• DIRECTIONS FOR THIS TASK
Quote every line below exactly and skip any picture.

• SOURCE MATERIAL
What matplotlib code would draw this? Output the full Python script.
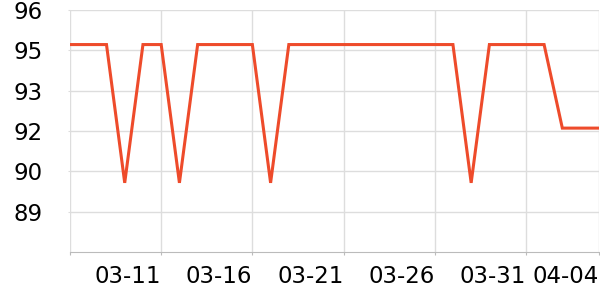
import matplotlib
matplotlib.use("Agg")
import matplotlib.pyplot as plt
import matplotlib.transforms as mtransforms
import pandas as pd

# Daily values, 03-06 .. 04-04
dates = pd.date_range("2024-03-06", "2024-04-04", freq="D")
values = [94.8, 94.8, 94.8, 90.0, 94.8, 94.8, 90.0, 94.8, 94.8, 94.8,
          94.8, 90.0, 94.8, 94.8, 94.8, 94.8, 94.8, 94.8, 94.8, 94.8,
          94.8, 94.8, 90.0, 94.8, 94.8, 94.8, 94.8, 91.9, 91.9, 91.9]

y_ticks = [89.0, 90.4, 91.8, 93.2, 94.6, 96.0]
y_labels = ["89", "90", "92", "93", "95", "96"]
x_tick_dates = ["03-06", "03-11", "03-16", "03-21", "03-26", "03-31", "04-04"]
x_labels = ["", "03-11", "03-16", "03-21", "03-26", "03-31", "04-04"]

fig = plt.figure(figsize=(6, 3), dpi=100)
ax = fig.add_axes([0.1167, 0.16, 0.8813, 0.8067])

x = list(range(len(dates)))
ax.plot(x, values, color="#ee4b2b", linewidth=2.2, solid_joinstyle="miter")

ax.set_xlim(0, len(dates) - 1)
ax.set_ylim(87.6, 96.0)

labels_md = [d.strftime("%m-%d") for d in dates]
xt = [labels_md.index(d) for d in x_tick_dates]
ax.set_xticks(xt)
ax.set_xticklabels(x_labels, ha="right", fontsize=16.5)
ax.set_yticks(y_ticks)
ax.set_yticklabels(y_labels, fontsize=16.5)

# nudge x labels a little to the left of their ticks
shift = mtransforms.ScaledTranslation(-2 / 100, 0, fig.dpi_scale_trans)
for lab in ax.get_xticklabels():
    lab.set_transform(lab.get_transform() + shift)

ax.grid(True, color="#dddddd", linewidth=1)
ax.set_axisbelow(True)
for s in ["top", "right", "left"]:
    ax.spines[s].set_visible(False)
ax.spines["bottom"].set_color("#bbbbbb")
ax.tick_params(axis="x", length=2.5, color="#bbbbbb", pad=7)
ax.tick_params(axis="y", length=1.5, color="#dddddd", pad=18)

fig.savefig("out.png", dpi=100)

• EXPECTED OUTPUT
What matplotlib code would draw this? Output the full Python script.
import matplotlib
matplotlib.use("Agg")
import matplotlib.pyplot as plt
import matplotlib.transforms as mtransforms
import pandas as pd

# Daily values, 03-06 .. 04-04
dates = pd.date_range("2024-03-06", "2024-04-04", freq="D")
values = [94.8, 94.8, 94.8, 90.0, 94.8, 94.8, 90.0, 94.8, 94.8, 94.8,
          94.8, 90.0, 94.8, 94.8, 94.8, 94.8, 94.8, 94.8, 94.8, 94.8,
          94.8, 94.8, 90.0, 94.8, 94.8, 94.8, 94.8, 91.9, 91.9, 91.9]

y_ticks = [89.0, 90.4, 91.8, 93.2, 94.6, 96.0]
y_labels = ["89", "90", "92", "93", "95", "96"]
x_tick_dates = ["03-06", "03-11", "03-16", "03-21", "03-26", "03-31", "04-04"]
x_labels = ["", "03-11", "03-16", "03-21", "03-26", "03-31", "04-04"]

fig = plt.figure(figsize=(6, 3), dpi=100)
ax = fig.add_axes([0.1167, 0.16, 0.8813, 0.8067])

x = list(range(len(dates)))
ax.plot(x, values, color="#ee4b2b", linewidth=2.2, solid_joinstyle="miter")

ax.set_xlim(0, len(dates) - 1)
ax.set_ylim(87.6, 96.0)

labels_md = [d.strftime("%m-%d") for d in dates]
xt = [labels_md.index(d) for d in x_tick_dates]
ax.set_xticks(xt)
ax.set_xticklabels(x_labels, ha="right", fontsize=16.5)
ax.set_yticks(y_ticks)
ax.set_yticklabels(y_labels, fontsize=16.5)

# nudge x labels a little to the left of their ticks
shift = mtransforms.ScaledTranslation(-2 / 100, 0, fig.dpi_scale_trans)
for lab in ax.get_xticklabels():
    lab.set_transform(lab.get_transform() + shift)

ax.grid(True, color="#dddddd", linewidth=1)
ax.set_axisbelow(True)
for s in ["top", "right", "left"]:
    ax.spines[s].set_visible(False)
ax.spines["bottom"].set_color("#bbbbbb")
ax.tick_params(axis="x", length=2.5, color="#bbbbbb", pad=7)
ax.tick_params(axis="y", length=1.5, color="#dddddd", pad=18)

fig.savefig("out.png", dpi=100)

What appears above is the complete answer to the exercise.